Computer algorithms are difficult to comprehend and visualise because of the dynamic nature of their calculation. Most algorithms operate on data structures with multiple variables and abstract representations, which comprise the system's state. These procedures are difficult to understand as the variables involved in their computation are frequently modified through the iterative stages to solve a specific problem. The application provides a platform for implementing different algorithms and creating various visualisations and animations that offer snapshots of the system's internal state over the many iterations. The application strives to reduce the burden on Computer Science Professors by assisting in the production of learning resources like slides, reports, worksheets, quizzes, and more that need to be updated continuously.
The application can be run using the command
java -jar target/AlgorithmsVisualizer-1.0-SNAPSHOT-spring-boot.jar
The application can be built using the command
mvn clean install
The system observes a monolithic architecture, also known as single-tiered architecture, which is the traditional model for designing a software program. This architecture combines the different components of the application onto a single platform. The Architecture Diagram, displayed in the figure, defines an abstract design for the system, indicating its constraints, relationships, and the boundaries shared by the various components. It provides a holistic view of the physical deployment of the system and its components.
The XML processing engine is used to marshal and unmarshal different XML documents. The Runner is responsible for executing different Algorithms and comprises different sub-runners like Graph and CYK runners, which cater to the specific requirements of different algorithms. The application also includes Graph Generators from the GrALoG software module to facilitate the creation of different graphs. The XSLT Processor is responsible for transforming XML documents into TeX files. All XML and XSLT files are read and written to the disk. The architecture implemented within the system allows for modular design with the capability to extend any module individually.

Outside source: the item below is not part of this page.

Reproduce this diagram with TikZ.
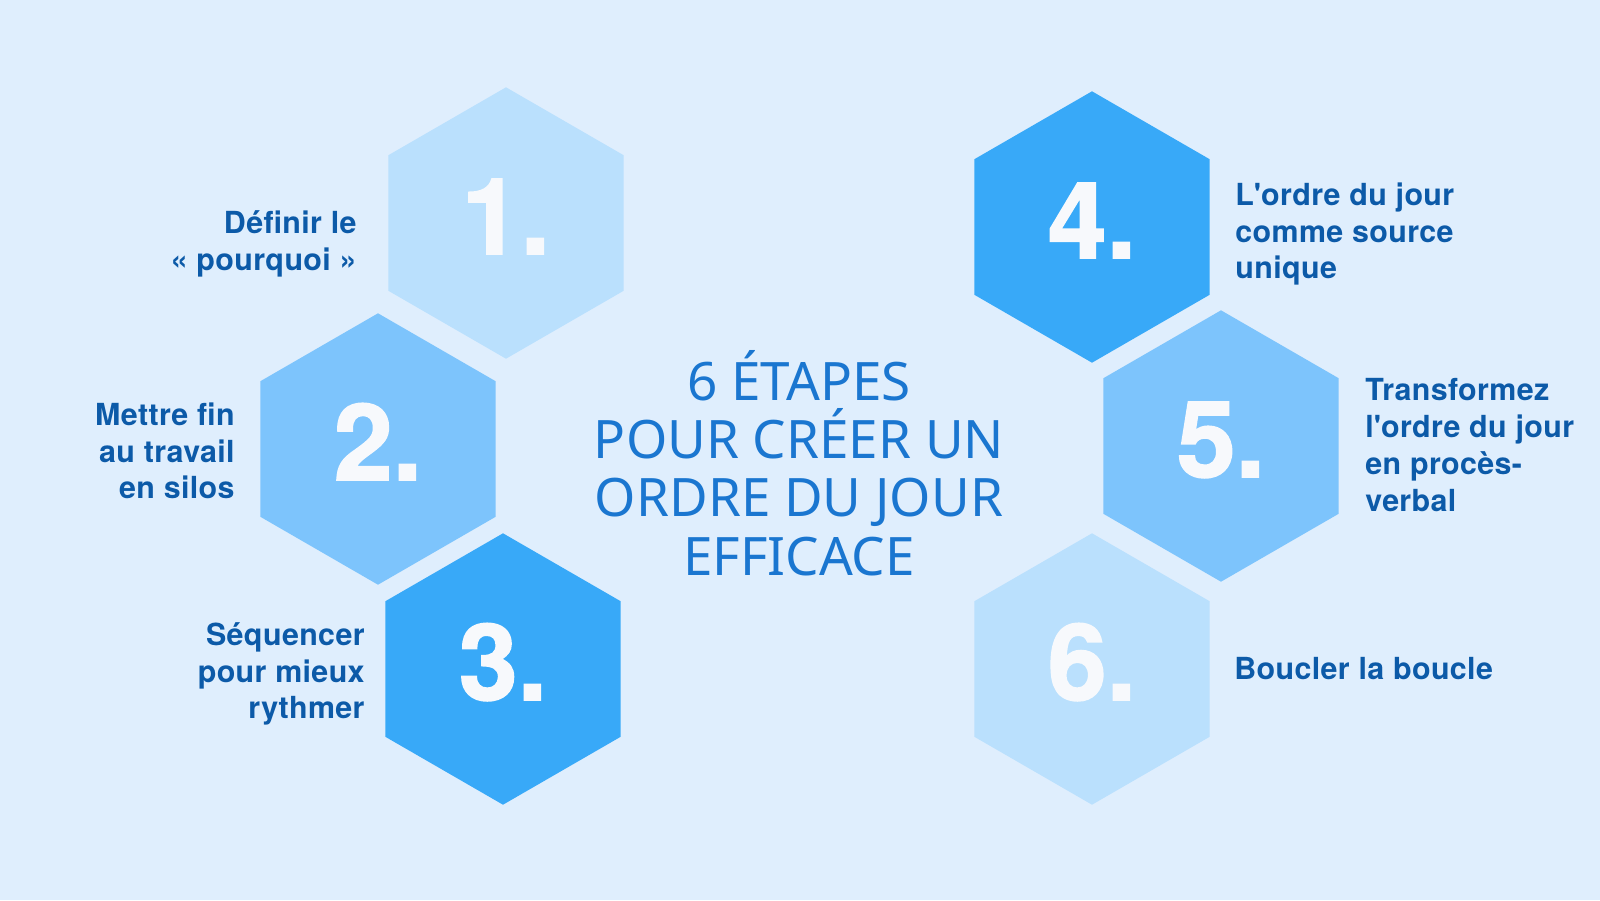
\documentclass[tikz,border=0pt]{standalone}
\usepackage{fontspec}
\setmainfont{Noto Sans}
\newfontfamily\lblfont{TeX Gyre Heros}[LetterSpace=1.2]
\newfontfamily\numfont{TeX Gyre Heros}[BoldFeatures={FakeBold=1.5}]
\usetikzlibrary{shapes.geometric}
\definecolor{bgblue}{HTML}{DFEEFD}
\definecolor{hexlight}{HTML}{BAE0FD}
\definecolor{hexmid}{HTML}{7DC4FC}
\definecolor{hexdark}{HTML}{38A9F8}
\definecolor{labelblue}{HTML}{0C5AA8}
\definecolor{titleblue}{HTML}{1A76D0}
\definecolor{numwhite}{HTML}{F7F9FC}
\begin{document}
\begin{tikzpicture}[x=0.5pt,y=-0.5pt,
  hexa/.style={regular polygon, regular polygon sides=6, shape border rotate=30,
    minimum size=135.7pt, inner sep=0pt, outer sep=0pt, draw=none,
    text height=38pt, text depth=7pt,
    text=numwhite, font=\numfont\fontsize{53}{60}\selectfont\bfseries},
  lbl/.style={text=labelblue, font=\lblfont\fontsize{15.2}{18.4}\selectfont\bfseries, inner sep=0pt},
  ttl/.style={text=titleblue, font=\fontsize{26.5}{29.2}\selectfont, align=center, inner sep=0pt}]

\useasboundingbox (0,0) rectangle (1600,900);
\fill[bgblue] (0,0) rectangle (1600,900);

\node[hexa, fill=hexlight] (h1) at (506,223) {1.};
\node[hexa, fill=hexmid]   (h2) at (378,449) {2.};
\node[hexa, fill=hexdark]  (h3) at (503,669) {3.};
\node[hexa, fill=hexdark]  (h4) at (1092,227) {4.};
\node[hexa, fill=hexmid]   (h5) at (1221,446) {5.};
\node[hexa, fill=hexlight] (h6) at (1092,669) {6.};

\node[lbl, anchor=east, align=right] (t1) at (357,244) {Définir le\\« pourquoi »};
\node[lbl, anchor=east, align=right] (t2) at (235,451) {Mettre fin\\au travail\\en silos};
\node[lbl, anchor=east, align=right] (t3) at (365,674) {Séquencer\\pour mieux\\rythmer};
\node[lbl, anchor=west, align=left] (t4) at (1235,234) {L\textquotesingle ordre du jour\\comme source\\unique};
\node[lbl, anchor=west, align=left] (t5) at (1365,445) {Transformez\\l\textquotesingle ordre du jour\\en procès-\\verbal};
\node[lbl, anchor=west, align=left] (t6) at (1234,669) {Boucler la boucle};

\node[ttl] (titre) at (799,463) {6 ÉTAPES\\POUR CRÉER UN\\ORDRE DU JOUR\\EFFICACE};
\end{tikzpicture}
\end{document}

The components in the system can also provide a template for adding any new components with minimal change.
The workflow in the figure describes the user's interaction with the system and the sequence of execution of the different steps to generate the desired output. The application provides an interactive interface for the user to select the desired route for processing the data. The application beings by describing a list of possible operations the system can perform. The user controls the flow of the program by selecting the appropriate route. All selections enumerate possible operations at each stage with the possibility of returning to the previous stage or terminating the application. Initially, the user can perform an XSLT transformation on a previously generated output or choose to execute an algorithm. The list of implemented algorithms is enumerated if the user chooses to evaluate an algorithm. The flowchart describes the different stages where user inputs are needed. The user can choose to return to the initial stage upon completing an algorithm or continue to perform an XSLT transformation on the recently created output.